The Bulldogs were no match for Florida last year with quarterback Matthew Stafford and tailback Knowshon Moreno, so now it's the intelligent but untested Cox's turn with a tailback to be determined. Caleb King was hoping to lock down that position this spring with Richard Samuel sidelined, but it didn't happen.
Sophomore receiver A.J. Green is the offense's most lethal threat, but the biggest strength of the unit is a line with eight players who have made multiple career starts. The return of Clint Boling, Cordy Glenn, Justin Anderson and Ben Jones from a year ago and the return of Trinton Sturdivant from two years ago could give Georgia its most solid front since the 2002 SEC title team.
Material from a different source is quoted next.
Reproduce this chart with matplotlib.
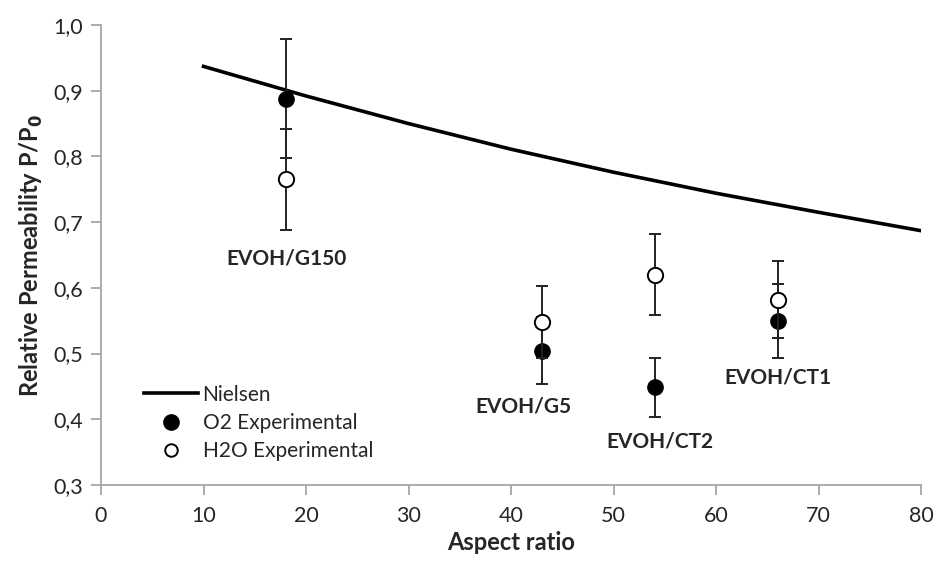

"I like the fact we're not going to be starting three freshman linemen like we have the last two seasons on offense," Richt said. "We have a lot of guys returning who have played a lot of ball for us."
The Bulldogs should be stout in the defensive interior with Jeff Owens, Geno Atkins and Kade Weston, but their defensive ends struggled last season and were injured this spring. Sophomore Justin Houston stayed healthy and emerged as one possible answer, but then he got suspended for the first two games.
Camp start: Tuesday
Camp objectives: 1. Improve at the tailback spot, where Caleb King, Richard Samuel, Carlton Thomas and even freshman Washaun Ealey expect to vie. 2. Develop depth at wide receiver behind A.J. Green and Michael Moore. 3. Increase productivity at defensive end, which was sorely lacking throughout last season.
Season opener: Oklahoma State in Stillwater on Sept. 5 (3:30 p.m. EDT on ABC)
Fun fact: The Bulldogs are seeking their seventh 10-win season in nine years under Mark Richt. Georgia had seven 10-win seasons in 25 years under Vince Dooley.
Junior weakside linebacker Rennie Curran is undersized but overachieves, and junior free safety Reshad Jones is the leader of the secondary after deciding not to turn pro.
Georgia's schedule is one of the most brutal in school history, starting with a Sept. 5 trip to high-octane Oklahoma State. The Bulldogs play Arizona State and Georgia Tech outside the league as well, with the only true breather occurring Nov. 7 against Tennessee Tech.
That's one week after Halloween, when the Bulldogs hope to avoid a second straight horrifying experience against the Gators in Jacksonville.
"They're returning 90 percent of their team, so it's going to be tough," Richt said. "It's going to be tough on everybody."
Said Owens: "We're going to go down there, play hard-nosed football and give it all we've got."